Nous avons interviewé au téléphone 11 personnes touchées par les combats, ainsi que des responsables humanitaires et des militants locaux de l’État d’Arakan. La plupart ont déclaré avoir fui leurs villages après que les forces de sécurité ont bombardé les alentours ou restreint la circulation des denrées alimentaires.

La marque de fabrique de l’arméeTrois personnes originaires d’Auk Pyin Nyar, ont déclaré que deux obus d’artillerie ou de mortier ont explosé à une centaine de mètres de leur village, le 21 décembre 2018. Lorsqu’ils ont pris la fuite tôt le lendemain matin, ils ont entendu d’autres obus exploser dans le secteur.

J’ai entendu des explosions d’artillerie lourde et certaines personnes ont même eu des vertiges

Un paysan âgé de 64 ans.

Un autre paysan du même village, qui y est retourné quelques jours plus tard pour prendre des affaires, a déclaré que de l’argent avait été dérobé dans les maisons après la fuite de leurs occupants. Il en attribuait la faute aux soldats birmans, aperçus dans le village et aux alentours à ce moment-là.

Les médias ont relaté plusieurs autres épisodes violents. The Irrawaddy et Radio Free Asia.

Bien que nous n’ayons pu établir avec certitude la responsabilité de l’armée birmane dans chaque attaque ayant causé des blessés ou endommagé ou détruit des biens civils, ces tactiques illégales sont depuis longtemps la marque de fabrique des opérations que mène l’armée contre les groupes armés .

Voir notre portfolio : souvenirs sauvés des flammes

Restrictions sur les denrées alimentaires et l’accès à l’aide

Une femme âgée de 34 ans originaire d’un village reculé de l’ethnie mro, dans la municipalité de Kyauktaw, a déclaré que des soldats et des policiers birmans limitaient la quantité de riz pouvant être amenée dans son village.

Les habitants souffraient déjà des pénuries de denrées de base, car les affrontements ayant éclaté non loin en décembre 2018 les empêchaient de récolter le riz ou le bambou, une culture marchande.

Le village s’est vidé de ses habitants, tout comme plusieurs localités voisines qui se trouvaient dans une situation analogue.

Les autorités du Myanmar ont imposé d’autres restrictions à l’accès à l’aide humanitaire dans l’État d’Arakan. Le 10 janvier, le gouvernement de l’État d’Arakan a interdit à toutes les agences de l’ONU et aux organisations humanitaires internationales, à l’exception du Comité international de la Croix-Rouge (CICR) et du Programme alimentaire mondial (PAM), de mener leurs activités dans cinq municipalités touchées par le conflit. Beaucoup ont dû interrompre leur assistance humanitaire, compromettant la réponse d’urgence et les efforts de secours dans l’une des régions les plus pauvres et les plus sous-développées du Myanmar.

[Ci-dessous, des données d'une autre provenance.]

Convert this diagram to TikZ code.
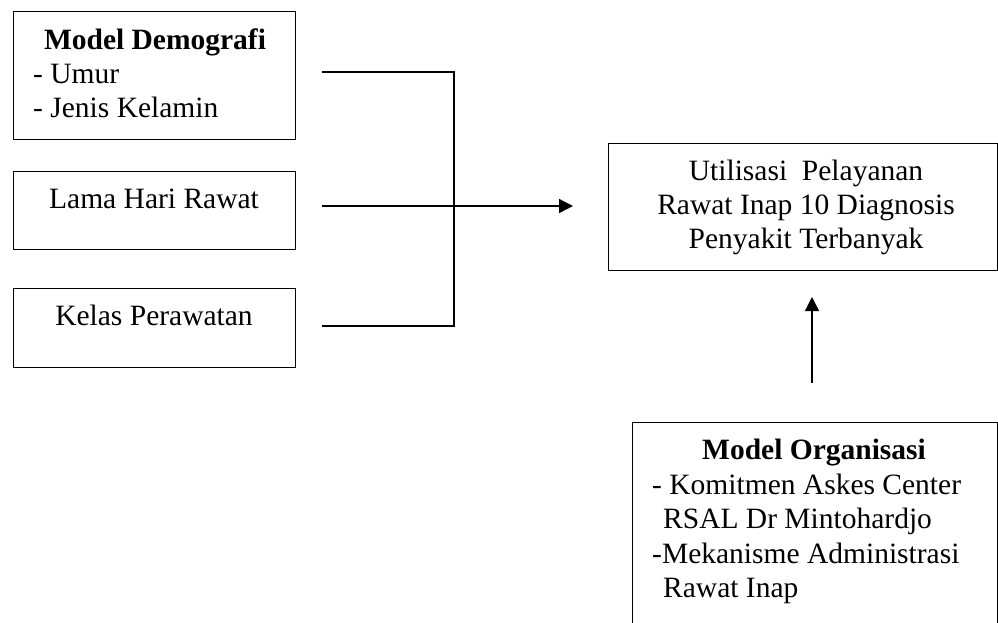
\documentclass[tikz,border=0pt]{standalone}
\usepackage{fontspec}
\setmainfont{Liberation Serif}
\usetikzlibrary{arrows.meta}
\tikzset{
  box/.style={draw=black, line width=1pt, anchor=north west, inner sep=0pt},
  txt/.style={inner sep=0pt, font=\fontsize{29.5}{34}\selectfont},
  conn/.style={draw=black, line width=1.3pt},
  arr/.style={conn, -{Triangle[length=14pt, width=14pt]}}
}
\begin{document}
\begin{tikzpicture}[x=1pt,y=-1pt]
\useasboundingbox (0,0) rectangle (998,622);
\clip (0,0) rectangle (998,622);
\fill[white] (0,0) rectangle (998,622);
% boxes
\node[box, minimum width=282pt, minimum height=128pt] (demo) at (13,10.5) {};
\node[box, minimum width=282pt, minimum height=78pt] (lama) at (13,171) {};
\node[box, minimum width=282pt, minimum height=79pt] (kelas) at (13,288) {};
\node[box, minimum width=388.5pt, minimum height=127pt] (util) at (608,143) {};
\node[box, minimum width=364.5pt, minimum height=240pt] (org) at (632,422) {};
% texts
\node[txt, anchor=base] (t1) at (155,49) {\textbf{Model Demografi}};
\node[txt, anchor=base west] (t2) at (33,83) {- Umur};
\node[txt, anchor=base west] (t3) at (33,117) {- Jenis Kelamin};
\node[txt, anchor=base] (t4) at (154,208) {Lama Hari Rawat};
\node[txt, anchor=base] (t5) at (154,325) {Kelas Perawatan};
\node[txt, anchor=base] (u1) at (806,180) {Utilisasi~ Pelayanan};
\node[txt, anchor=base] (u2) at (806,214) {Rawat Inap 10 Diagnosis};
\node[txt, anchor=base] (u3) at (806,248) {Penyakit Terbanyak};
\node[txt, anchor=base] (o1) at (814,459) {\textbf{Model Organisasi}};
\node[txt, anchor=base west] (o2) at (652,494) {- Komitmen Askes Center};
\node[txt, anchor=base west] (o3) at (663,528) {RSAL Dr Mintohardjo};
\node[txt, anchor=base west] (o4) at (652,563) {-Mekanisme Administrasi};
\node[txt, anchor=base west] (o5) at (663,597) {Rawat Inap};
% connectors
\coordinate (a1) at (322,72);
\coordinate (a2) at (322,206);
\coordinate (a3) at (322,326);
\coordinate (j1) at (454,72);
\coordinate (j2) at (454,206);
\coordinate (j3) at (454,326);
\draw[conn] (a1) -- (j1) -- (j3) -- (a3);
\draw[conn] (a2) -- (j2);
\coordinate (tipu) at (573,206);
\draw[arr] (j2) -- (tipu);
\coordinate (vs) at (812,383);
\coordinate (ve) at (812,297);
\draw[arr] (vs) -- (ve);
\end{tikzpicture}
\end{document}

Les autorités de l’État d’Arakan ont fourni, avec le CICR et le PAM, de l’argent et de l’aide en nature aux personnes déplacées par les combats, mais les bénéficiaires ont jugé cette aide insuffisante et mal adaptée. Plusieurs responsables humanitaires ont affirmé que les restrictions sont aussi un moyen de détourner l’attention de la communauté internationale des opérations de l’armée.

Les autorités du Myanmar jouent délibérément avec la vie et les moyens de subsistance des civils. Comme nous l’avons constaté maintes fois, la priorité des militaires n’est pas de protéger les habitants pris entre deux feux, mais plutôt de dissimuler aux yeux de la communauté internationale les violations des droits humains qu’ils commettent.